OGH 9Os186/78

OGH9Os186/789.1.1979

Der Oberste Gerichtshof hat am 9.Jänner 1979 unter dem Vorsitz des Senatspräsidenten des Obersten Gerichtshofes Dr. Obauer und in Gegenwart der Hofräte des Obersten Gerichtshofes Dr. Bernardini, Dr. Faseth, Dr. Steininger und Dr. Horak als Richter sowie des Richteramtsanwärters Dr. Schmelcher als Schriftführer in der Strafsache gegen Johann A wegen Verbrechens der Desertion nach § 9 Abs 1 MilStG und anderer strafbarer Handlungen über die vom Angeklagten gegen das Urteil des Landesgerichtes Innsbruck als Schöffengericht vom 19.Oktober 1978, GZ. 25 Vr 2554/78-20, erhobene Nichtigkeitsbeschwerde und Berufung nach öffentlicher Verhandlung, nach Anhörung des Vortrages des Berichterstatters, Hofrat des Obersten Gerichtshofes Dr. Steininger, Verlesung der Rechtsmittelschrift des Angeklagten und Anhörung der Ausführungen des Vertreters der Generalprokuratur, Generalanwalt Dr. Knob, zu Recht erkannt:

 

Spruch:

Die Nichtigkeitsbeschwerde wird verworfen.

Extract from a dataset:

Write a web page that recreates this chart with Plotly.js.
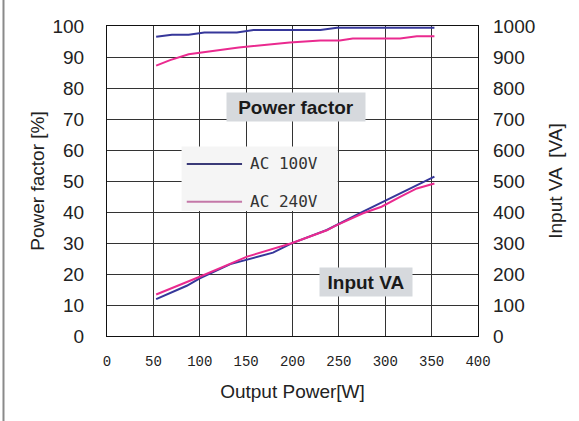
<!DOCTYPE html>
<html>
<head>
<meta charset="utf-8">
<script src="https://cdn.plot.ly/plotly-3.0.1.min.js"></script>
<style>html,body{margin:0;padding:0;background:#fff;}#chart{width:579px;height:421px;}</style>
</head>
<body>
<div id="chart"></div>
<script>
// Power factor (left axis, %)
const xPF100 = [53, 70, 88, 105, 140, 158, 230, 248, 353];
const pf100  = [96.5, 97.2, 97.2, 97.9, 97.9, 98.7, 98.7, 99.4, 99.4];
const xPF240 = [53, 68, 88, 107, 142, 197, 230, 251, 265, 316, 334, 353];
const pf240  = [87.2, 89, 90.9, 91.7, 93.1, 94.7, 95.3, 95.3, 96, 96, 96.7, 96.7];
// Input VA (right axis, VA)
const xVA100 = [53, 86, 100, 133, 179, 199, 237, 276, 353];
const va100  = [119, 162, 186, 232, 269, 299, 342, 401, 514];
const xVA240 = [53, 100, 151, 199, 237, 246, 276, 296, 316, 334, 353];
const va240  = [134, 191, 256, 299, 341, 355, 396, 417, 449, 476, 492];

const seriesNames = ["AC 100V", "AC 240V"];
const xTicks = [0, 50, 100, 150, 200, 250, 300, 350, 400];

const blue = "#36379a";
const pink = "#ea2a8f";

const traces = [
  {x: xPF100, y: pf100, name: seriesNames[0], mode: "lines", line: {color: blue, width: 2}, yaxis: "y"},
  {x: xPF240, y: pf240, name: seriesNames[1], mode: "lines", line: {color: pink, width: 2}, yaxis: "y"},
  {x: xVA100, y: va100, name: seriesNames[0], mode: "lines", line: {color: blue, width: 2}, yaxis: "y2"},
  {x: xVA240, y: va240, name: seriesNames[1], mode: "lines", line: {color: pink, width: 2}, yaxis: "y2"}
];

const big = {family: "Liberation Sans, Arial, sans-serif", size: 19, color: "#222"};

const layout = {
  width: 579, height: 421,
  margin: {l: 107, r: 101, t: 26, b: 85},
  paper_bgcolor: "#fff", plot_bgcolor: "#fff",
  showlegend: false,
  xaxis: {
    range: [0, 400], tickvals: xTicks, ticktext: xTicks.map(String),
    showgrid: true, gridcolor: "#333", gridwidth: 1,
    showline: true, linecolor: "#111", linewidth: 1, mirror: true,
    zeroline: false, ticks: "", ticklabelstandoff: 12,
    tickfont: {family: "Liberation Mono, DejaVu Sans Mono, monospace", size: 14, color: "#222"},
    title: {text: "Output Power[W]", font: big, standoff: 15}
  },
  yaxis: {
    range: [0, 100], dtick: 10,
    showgrid: true, gridcolor: "#333", gridwidth: 1,
    showline: true, linecolor: "#111", linewidth: 1, mirror: true,
    zeroline: false, ticks: "", ticklabelstandoff: 18,
    tickfont: big,
    title: {text: "Power factor [%]", font: big, standoff: 2}
  },
  yaxis2: {
    range: [0, 1000], dtick: 100, overlaying: "y", side: "right",
    showgrid: false, zeroline: false, showline: false, ticks: "",
    ticklabelstandoff: 14,
    tickfont: big,
    title: {text: "Input VA\u2002[VA]", font: big, standoff: 14}
  },
  shapes: [
    {type: "line", xref: "paper", yref: "paper", x0: -0.279, x1: -0.279, y0: -0.28, y1: 1.1,
     line: {color: "#8a8a8a", width: 2}},
    {type: "rect", xref: "paper", yref: "paper", x0: 0.201, x1: 0.622, y0: 0.403, y1: 0.611,
     fillcolor: "#f5f5f5", line: {width: 0}, layer: "above"},
    {type: "line", xref: "paper", yref: "paper", x0: 0.215, x1: 0.364, y0: 0.555, y1: 0.555,
     line: {color: "#3a3a78", width: 2}, layer: "above"},
    {type: "line", xref: "paper", yref: "paper", x0: 0.215, x1: 0.364, y0: 0.433, y1: 0.433,
     line: {color: "#c478a8", width: 2}, layer: "above"}
  ],
  annotations: [
    {xref: "paper", yref: "paper", x: 0.38, y: 0.555, xanchor: "left", yanchor: "middle",
     text: seriesNames[0], showarrow: false,
     font: {family: "DejaVu Sans Mono, monospace", size: 16, color: "#333"}},
    {xref: "paper", yref: "paper", x: 0.38, y: 0.433, xanchor: "left", yanchor: "middle",
     text: seriesNames[1], showarrow: false,
     font: {family: "DejaVu Sans Mono, monospace", size: 16, color: "#333"}},
    {xref: "paper", yref: "paper", x: 0.509, y: 0.739, xanchor: "center", yanchor: "middle",
     text: "<b>Power factor</b>", showarrow: false, bgcolor: "#d6d9dd",
     width: 134, height: 24, borderpad: 2,
     font: {family: "Liberation Sans, Arial, sans-serif", size: 19, color: "#1a1a1a"}},
    {xref: "paper", yref: "paper", x: 0.698, y: 0.173, xanchor: "center", yanchor: "middle",
     text: "<b>Input VA</b>", showarrow: false, bgcolor: "#d6d9dd",
     width: 88, height: 24, borderpad: 2,
     font: {family: "Liberation Sans, Arial, sans-serif", size: 19, color: "#1a1a1a"}}
  ]
};

Plotly.newPlot("chart", traces, layout, {displayModeBar: false, staticPlot: true});
</script>
</body>
</html>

Der Berufung wird nicht Folge gegeben.

Gemäß § 390 a StPO fallen dem Angeklagten auch die Kosten des Rechtsmittelverfahrens zur Last.

Text

Gründe:

Mit dem angefochtenen Urteil wurde der am 20.Oktober 1958 geborene Hilfsarbeiter Johann A 1./ des Verbrechens der Desertion nach § 9 Abs 1 MilStG, 2./ des Vergehens der Körperverletzung nach § 83 Abs 1 StGB und 3./ des Vergehens des Diebstahls nach § 127 Abs 1 StGB schuldig erkannt.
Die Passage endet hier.